Figure 6.. Generation and in vivo testing of MEM-288 oncolytic adenovirus.

(A) Schematic representation of MEM-288. (B-C) 344SQ, B16-F10 mouse cell lines and A549 human cell line were infected with OVs Ad-GFP (GFP) or MEM-288 (288) (MOI=10), secretion of IFNβ was detected by ELISA (B) and MEM40 and GFP was detected by flow cytometry (C). (D-E) Freshly resected human NSCLC tumors were injected with MEM-288. Secretion of IFNβ was detected by ELISA (D) and MEM40 was detected in CD45⁻ and CD45⁺ cells by flow cytometry (E). (F) A549 human lung cancer cells were infected with indicated OVs Ad-GFP (GFP) or MEM-288 (288) at different indicated MOIs (1, 10, 100) for 2 days. Cell viability was determined by trypan blue staining assay. (G) A549-luciferase expressing tumors in SCID mice were injected with 2 injections of 10e9 of Ad-GFP or MEM-288 (one week apart) and bioluminescence imaging (BLI) was used to detect tumor growth over 3 weeks. Quantification of the change in BLI signal from before virus injection is shown. (H) IFNγ ELISPOT was performed using spleen CD8⁺ T cells after injection of B16-F10 tumors with replication-deficient Ad-(human) hIFNβ, Ad-MEM40 and the combination. (I) B16-F10 tumors were injected with oncolytic Ad-GFP or MEM-288 at 10e9 IU on D12 and 16 into the tumors (n=9). Significance of tumor growth difference was calculated using two-way ANOVA. (J) Quantification of IFNγ ELISPOT using spleen CD8⁺ T cells 4 days after the second virus infection. (K-L) Treatment regimen was as in Fig. 5A (n=9–10 per group). Mice were injected with MEM-288 at 10e9 IU on D12 and 16 into primary tumors and with anti-PD-1 and anti-CTLA-4 i.p. on D16, D19, D23 and 27. Two-way ANOVA followed by Tukey’s multiple comparisons test show differences in individual treatment indicated by vertical lines. (M) Kaplan-Meier survival nalysis showing overall survival of the mice. P-value was calculated by Mantel-Cox test. (N) 129 mice were inoculated s.c. with 5*e5 344 cells on the flank and subjected to oncolytic Ad-GFP, or MEM-288 at 10e9 IU on D12 and 16 into the tumors (n=6–7 per group). Tumor growth was determined on the primary site as indicated. (O) Quantification of tumor burden of lung metastases out of total lung area. (P) Quantification of CD8⁺ T-cell density in tumor indicated out of mm² of tumor area. All results are expressed as the means ± SEM. Statistical significance was determined by t-test and is indicated by p-values or as *p<0.05, **p<0.01, ***p<0.001. NS: not significant.

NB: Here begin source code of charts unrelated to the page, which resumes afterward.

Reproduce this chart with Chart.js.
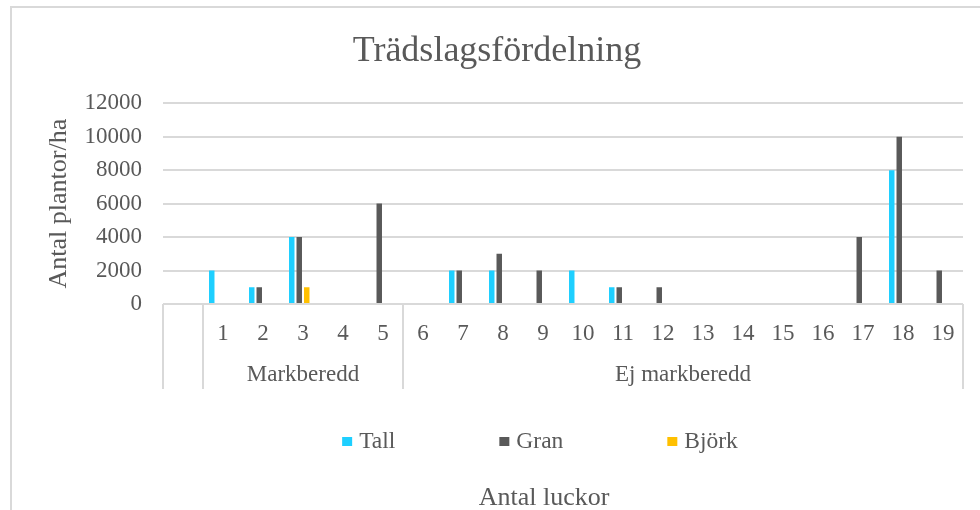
<!DOCTYPE html>
<html>
<head>
<meta charset="utf-8">
<script src="https://cdn.jsdelivr.net/npm/chart.js@4/dist/chart.umd.min.js"></script>
<style>
  body { margin: 0; background: #fff; overflow: hidden; }
  #wrap { width: 980px; height: 510px; }
</style>
</head>
<body>
<div id="wrap"><canvas id="treeChart"></canvas></div>
<script>
// Data
const categories = ['', '1', '2', '3', '4', '5', '6', '7', '8', '9', '10', '11', '12', '13', '14', '15', '16', '17', '18', '19'];
const tall  = [0, 2000, 1000, 4000, 0, 0, 0, 2000, 2000, 0, 2000, 1000, 0, 0, 0, 0, 0, 0, 8000, 0];
const gran  = [0, 0, 1000, 4000, 0, 6000, 0, 2000, 3000, 2000, 0, 1000, 1000, 0, 0, 0, 0, 4000, 10000, 2000];
const bjork = [0, 0, 0, 1000, 0, 0, 0, 0, 0, 0, 0, 0, 0, 0, 0, 0, 0, 0, 0, 0];
const groupLabels = ['', 'Markberedd', 'Ej markberedd'];
const groupStarts = [0, 1, 6];
const yTicks = [0, 2000, 4000, 6000, 8000, 10000, 12000];

const textColor = '#595959';
const gridColor = '#d9d9d9';
const fontFamily = '"Liberation Serif", serif';

Chart.defaults.font.family = fontFamily;
Chart.defaults.color = textColor;

// Frame, grouped category boxes, legend and x title
const layoutPlugin = {
    id: 'layoutPlugin',
    beforeDraw(chart) {
        const ctx = chart.ctx;
        ctx.save();
        ctx.strokeStyle = gridColor;
        ctx.lineWidth = 2;
        ctx.beginPath();
        ctx.moveTo(11, chart.height);
        ctx.lineTo(11, 7);
        ctx.lineTo(chart.width, 7);
        ctx.stroke();
        ctx.restore();
    },
    afterDraw(chart) {
        const { ctx, chartArea } = chart;
        const x = chart.scales.x;
        const half = (x.getPixelForValue(1) - x.getPixelForValue(0)) / 2;
        const boxBottom = chartArea.bottom + 85;

        ctx.save();
        ctx.strokeStyle = gridColor;
        ctx.lineWidth = 2;
        groupStarts.concat([categories.length]).forEach(i => {
            const px = Math.round(x.getPixelForValue(i) - half);
            ctx.beginPath();
            ctx.moveTo(px, chartArea.bottom);
            ctx.lineTo(px, boxBottom);
            ctx.stroke();
        });

        // group labels
        ctx.fillStyle = textColor;
        ctx.font = '23px ' + fontFamily;
        ctx.textAlign = 'center';
        ctx.textBaseline = 'middle';
        groupLabels.forEach((label, g) => {
            const from = groupStarts[g];
            const to = g + 1 < groupStarts.length ? groupStarts[g + 1] - 1 : categories.length - 1;
            const cx = (x.getPixelForValue(from) + x.getPixelForValue(to)) / 2;
            ctx.fillText(label, cx, chartArea.bottom + 71);
        });

        // legend
        const items = chart.data.datasets.filter(d => d.label);
        ctx.font = '23.5px ' + fontFamily;
        const gap = 104;
        const widths = items.map(d => 17 + ctx.measureText(d.label).width);
        const total = widths.reduce((s, w) => s + w, 0) + gap * (items.length - 1);
        let lx = 540 - total / 2;
        ctx.textAlign = 'left';
        items.forEach((d, i) => {
            ctx.fillStyle = d.backgroundColor;
            ctx.fillRect(lx, 437, 10, 9);
            ctx.fillStyle = textColor;
            ctx.fillText(d.label, lx + 17, 442);
            lx += widths[i] + gap;
        });

        // x axis title
        ctx.font = '26px ' + fontFamily;
        ctx.textAlign = 'center';
        ctx.fillText('Antal luckor', 544, 498);
        ctx.restore();
    }
};

const ctx = document.getElementById('treeChart').getContext('2d');
const treeChart = new Chart(ctx, {
    type: 'bar',
    data: {
        labels: categories,
        datasets: [
            { label: 'Tall', data: tall, backgroundColor: '#1ecfff' },
            { label: 'Gran', data: gran, backgroundColor: '#595959' },
            { label: 'Björk', data: bjork, backgroundColor: '#ffc000' },
            { label: '', data: [], backgroundColor: '#ffffff' } // empty fourth series slot
        ]
    },
    options: {
        responsive: true,
        maintainAspectRatio: false,
        animation: false,
        datasets: {
            bar: {
                barPercentage: 0.73,
                categoryPercentage: 0.75
            }
        },
        layout: {
            padding: { left: 31, right: 17, top: 0, bottom: 0 }
        },
        plugins: {
            legend: { display: false },
            tooltip: { enabled: false },
            title: {
                display: true,
                text: 'Trädslagsfördelning',
                color: textColor,
                font: { family: fontFamily, size: 36, weight: 'normal' },
                padding: { top: 30, bottom: 30 }
            }
        },
        scales: {
            x: {
                grid: { display: false },
                border: { display: false },
                ticks: {
                    font: { family: fontFamily, size: 23 },
                    padding: 8,
                    autoSkip: false,
                    maxRotation: 0
                },
                afterFit: (scale) => { scale.height = 206; }
            },
            y: {
                min: 0,
                max: 12000,
                afterBuildTicks: (scale) => { scale.ticks = yTicks.map(v => ({ value: v })); },
                grid: { color: gridColor, lineWidth: 2, drawTicks: false },
                border: { display: false },
                ticks: {
                    font: { family: fontFamily, size: 23 },
                    padding: 21,
                    callback: (value) => String(value)
                },
                title: {
                    display: true,
                    text: 'Antal plantor/ha',
                    font: { family: fontFamily, size: 26 },
                    padding: { top: 13, bottom: 0 }
                },
                afterFit: (scale) => { scale.width = 132; }
            }
        }
    },
    plugins: [layoutPlugin]
});
</script>
</body>
</html>
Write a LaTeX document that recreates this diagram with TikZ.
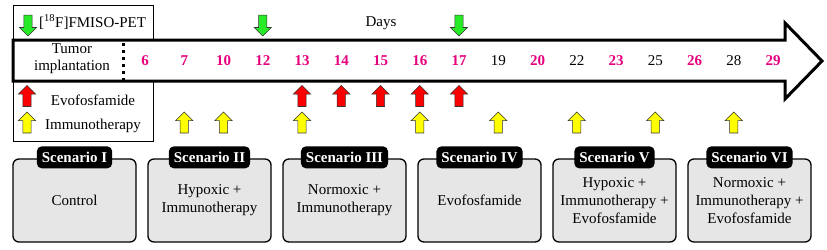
\documentclass[tikz,border=0pt]{standalone}
\usepackage{fontspec}
\setmainfont{Liberation Serif}
\usetikzlibrary{shapes.arrows}
\definecolor{daypink}{RGB}{230,0,126}
\definecolor{boxgray}{RGB}{230,230,230}
\definecolor{arrgreen}{RGB}{40,235,40}
\definecolor{arrred}{RGB}{250,0,0}
\definecolor{arryellow}{RGB}{255,255,0}
\begin{document}
\begin{tikzpicture}[x=1pt,y=-1pt,
  font=\fontsize{15}{18}\selectfont,
  blockarrow/.style={single arrow, draw=black!80, line width=0.6pt, inner sep=3.8pt,
    minimum width=17pt, minimum height=21pt, single arrow head extend=4.5pt,
    single arrow tip angle=90},
  uparr/.style={blockarrow, shape border rotate=90},
  downarr/.style={blockarrow, shape border rotate=270, fill=arrgreen},
  evoarr/.style={uparr, fill=arrred},
  immarr/.style={uparr, fill=arryellow},
  dayp/.style={text=daypink, font=\fontsize{15}{18}\selectfont\bfseries, inner sep=0pt},
  dayb/.style={text=black, inner sep=0pt},
  plain/.style={inner sep=0pt, align=center},
  scenbox/.style={draw=black, line width=1.3pt, fill=boxgray, rounded corners=6pt,
    minimum width=123pt, minimum height=83pt, align=center, inner sep=0pt},
  scentag/.style={fill=black, text=white, font=\fontsize{15}{18}\selectfont\bfseries,
    rounded corners=5pt, minimum height=22pt, inner xsep=5pt, inner ysep=0pt}
]
\useasboundingbox (0,0) rectangle (827,249);
% legend frame
\node[draw, line width=1.2pt, minimum width=140pt, minimum height=136pt, inner sep=0pt,
  anchor=north west] (legend) at (13,5) {};
% timeline arrow
\draw[line width=3pt, fill=white, line join=miter]
  (13,40) -- (785,40) -- (785,23) -- (822,61) -- (785,99) -- (785,81) -- (13,81) -- cycle;
\draw[line width=3pt, dash pattern=on 3pt off 4pt] (123,43) -- (123,80);
\node[plain] (tumor) at (72,59) {Tumor\\[-1pt]implantation};
% days
\foreach \d/\s [count=\i from 0] in {6/p,7/p,10/p,12/p,13/p,14/p,15/p,16/p,17/p,19/b,20/p,22/b,23/p,25/b,26/p,28/b,29/p}
  \node[day\s] (d\d) at ({145+39.25*\i},61) {\d};
\coordinate (rowG) at (0,23.5);
\coordinate (rowE) at (0,98);
\coordinate (rowI) at (0,124.5);
% legend
\node[downarr] (lg) at (28,23.5) {};
\node[plain, anchor=west] (fmiso) at (39,22) {[\textsuperscript{18}F]FMISO-PET};
\node[evoarr] (le) at (27,98) {};
\node[plain] (levo) at (93,100) {Evofosfamide};
\node[immarr] (li) at (27,124.5) {};
\node[plain] (limm) at (93,126) {Immunotherapy};
\node[plain] (days) at (381,23) {Days};
% PET arrows
\foreach \d in {12,17} \node[downarr] (g\d) at (d\d |- rowG) {};
% evofosfamide
\foreach \d in {13,14,15,16,17} \node[evoarr] (e\d) at (d\d |- rowE) {};
% immunotherapy
\foreach \d in {7,10,13,16,19,22,25,28} \node[immarr] (i\d) at (d\d |- rowI) {};
% scenarios
\node[scenbox] (s1) at (74.5,200.5) {Control};
\node[scenbox] (s2) at (209.5,200.5) {Hypoxic +\\Immunotherapy};
\node[scenbox] (s3) at (344.5,200.5) {Normoxic +\\Immunotherapy};
\node[scenbox] (s4) at (479.5,200.5) {Evofosfamide};
\node[scenbox] (s5) at (614.5,200.5) {Hypoxic +\\Immunotherapy +\\Evofosfamide};
\node[scenbox] (s6) at (749.5,200.5) {Normoxic +\\Immunotherapy +\\Evofosfamide};
\node[scentag] (t1) at ([yshift=1pt]s1.north) {Scenario I};
\node[scentag] (t2) at ([yshift=1pt]s2.north) {Scenario II};
\node[scentag] (t3) at ([yshift=1pt]s3.north) {Scenario III};
\node[scentag] (t4) at ([yshift=1pt]s4.north) {Scenario IV};
\node[scentag] (t5) at ([yshift=1pt]s5.north) {Scenario V};
\node[scentag] (t6) at ([yshift=1pt]s6.north) {Scenario VI};
\end{tikzpicture}
\end{document}
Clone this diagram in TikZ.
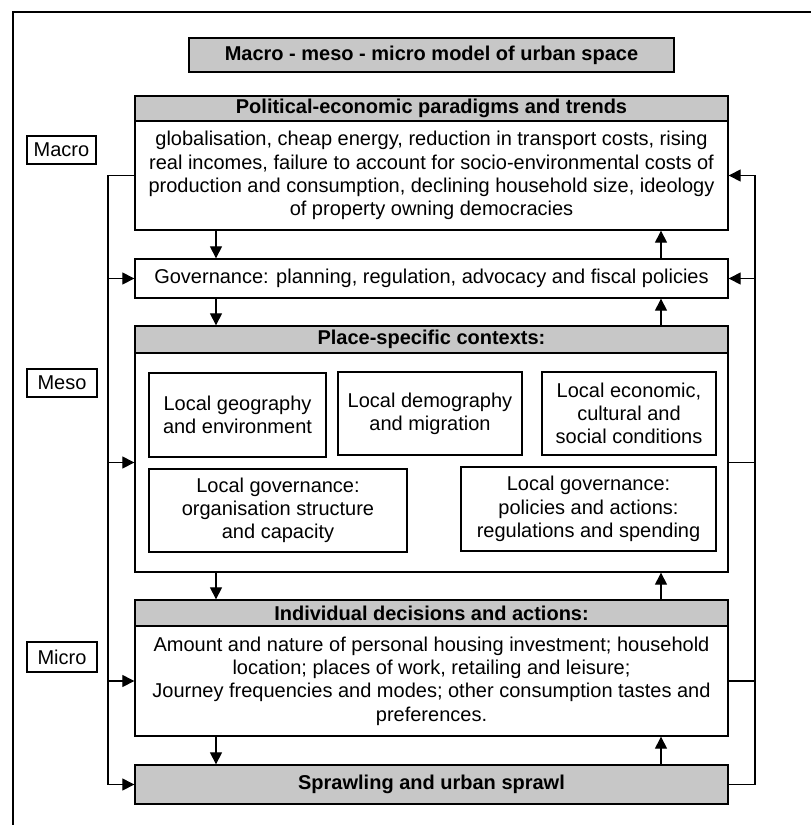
\documentclass[tikz,border=0pt]{standalone}
\usepackage{fontspec}
\setmainfont{Liberation Sans}
\usepackage{tikz}
\usetikzlibrary{calc, arrows.meta}

\definecolor{headgray}{gray}{0.78}

\tikzset{
	box/.style={draw, line width=1.3pt, align=center, inner sep=0pt, minimum width=593pt},
	headbox/.style={box, fill=headgray, font=\bfseries},
	subbox/.style={draw, line width=1.3pt, align=center, inner sep=0pt},
	lvlbox/.style={draw, line width=1.1pt, inner sep=0pt, minimum height=28pt},
	link/.style={line width=1.1pt},
	arr/.style={link, -{Triangle[length=12pt,width=12pt]}}
}

\begin{document}
\fontsize{20}{23.3}\selectfont
\begin{tikzpicture}[x=1pt, y=-1pt]
			\useasboundingbox (0,0) rectangle (811,825);
			\draw[line width=1.4pt] (13,12) rectangle (840,850);
			\coordinate (dn) at (216,0);
			\coordinate (up) at (661,0);
			\coordinate (lx) at (108,0);
			\coordinate (rx) at (755,0);
			% title and levels
			\node[headbox, minimum width=485pt, minimum height=34pt] (title) at (431.5,55) {Macro - meso - micro model of urban space};
			\node[lvlbox, minimum width=69pt] (macro) at (61.5,150) {Macro};
			\node[lvlbox, minimum width=70pt] (meso) at (62,383) {Meso};
			\node[lvlbox, minimum width=70pt, minimum height=30pt] (micro) at (62,657) {Micro};
			% main boxes
			\node[headbox, minimum height=25pt] (polhead) at (431.5,108.5) {Political-economic paradigms and trends};
			\node[box, minimum height=109pt] (polbody) at (431.5,175.5) {globalisation, cheap energy, reduction in transport costs, rising\\real incomes, failure to account for socio-environmental costs of\\production and consumption, declining household size, ideology\\of property owning democracies};
			\node[box, minimum height=39pt] (gov) at (431.5,278.5) {Governance: planning, regulation, advocacy and fiscal policies};
			\node[headbox, minimum height=27pt] (placehead) at (431.5,339.5) {Place-specific contexts:};
			\node[box, minimum height=219pt] (placebody) at (431.5,462.5) {};
			\node[headbox, minimum height=26pt] (indhead) at (431.5,613) {Individual decisions and actions:};
			\node[box, minimum height=110pt] (indbody) at (431.5,681) {Amount and nature of personal housing investment; household\\location; places of work, retailing and leisure;\\Journey frequencies and modes; other consumption tastes and\\preferences.};
			\node[headbox, minimum height=39pt] (sprawl) at (431.5,784.5) {Sprawling and urban sprawl};
			% place-specific parts
			\node[subbox, minimum width=177pt, minimum height=84pt] (geo) at (237.5,415) {Local geography\\and environment};
			\node[subbox, minimum width=184pt, minimum height=83pt] (demo) at (430,413.5) {Local demography\\and migration};
			\node[subbox, minimum width=174pt, minimum height=83pt] (econ) at (629,413.5) {Local economic,\\cultural and\\social conditions};
			\node[subbox, minimum width=258pt, minimum height=83pt] (org) at (278,510.5) {Local governance:\\organisation structure\\and capacity};
			\node[subbox, minimum width=255pt, minimum height=84pt] (pols) at (588.5,509) {Local governance:\\policies and actions:\\regulations and spending};
			% downward and upward links
			\foreach \a/\b in {polbody/gov, gov/placehead, placebody/indhead, indbody/sprawl}
				\draw[arr] (\a.south -| dn) -- (\b.north -| dn);
			\foreach \a/\b in {gov/polbody, placehead/gov, indhead/placebody, sprawl/indbody}
				\draw[arr] (\a.north -| up) -- (\b.south -| up);
			% left feedback
			\draw[arr] (polbody.west) -| (lx |- sprawl.west) -- (sprawl.west);
			\foreach \n in {gov, placebody, indbody}
				\draw[arr] (\n.west -| lx) -- (\n.west);
			% right feedback
			\draw[arr] (sprawl.east) -| (rx |- polbody.east) -- (polbody.east);
			\draw[arr] (gov.east -| rx) -- (gov.east);
			\draw[link] (placebody.east) -- (placebody.east -| rx);
			\draw[link] (indbody.east) -- (indbody.east -| rx);
		\end{tikzpicture}
\end{document}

Figure 7.. MEM-288 modulation of the TME and systemic T-cell immunity in NSCLC.

(A-D) mIF was performed using pre- and on-treatment biopsies with indicated markers and DAPI on 2 patients. (E-J) Changes in PCK⁺ cell percentage and density, and percentage of indicated cell types out of total DAPI⁺ cells in pre- and on-treatment tumors. All results (n=3) are expressed as the means ± SEM. Statistical significance was determined by t-test and is indicated by p-values or as *p<0.05, **p<0.01, ***p<0.001. NS: not significant. (K-L) Shared clonotypes between tumors (all 3 passes), tumor and blood, and total blood clonotypes pre-treatment and on-treatment. (M) Top-10 tumor clonotypes in pre-treatment and on-treatment biopsies of 1 patient were tracked in peripheral blood at indicated timepoints.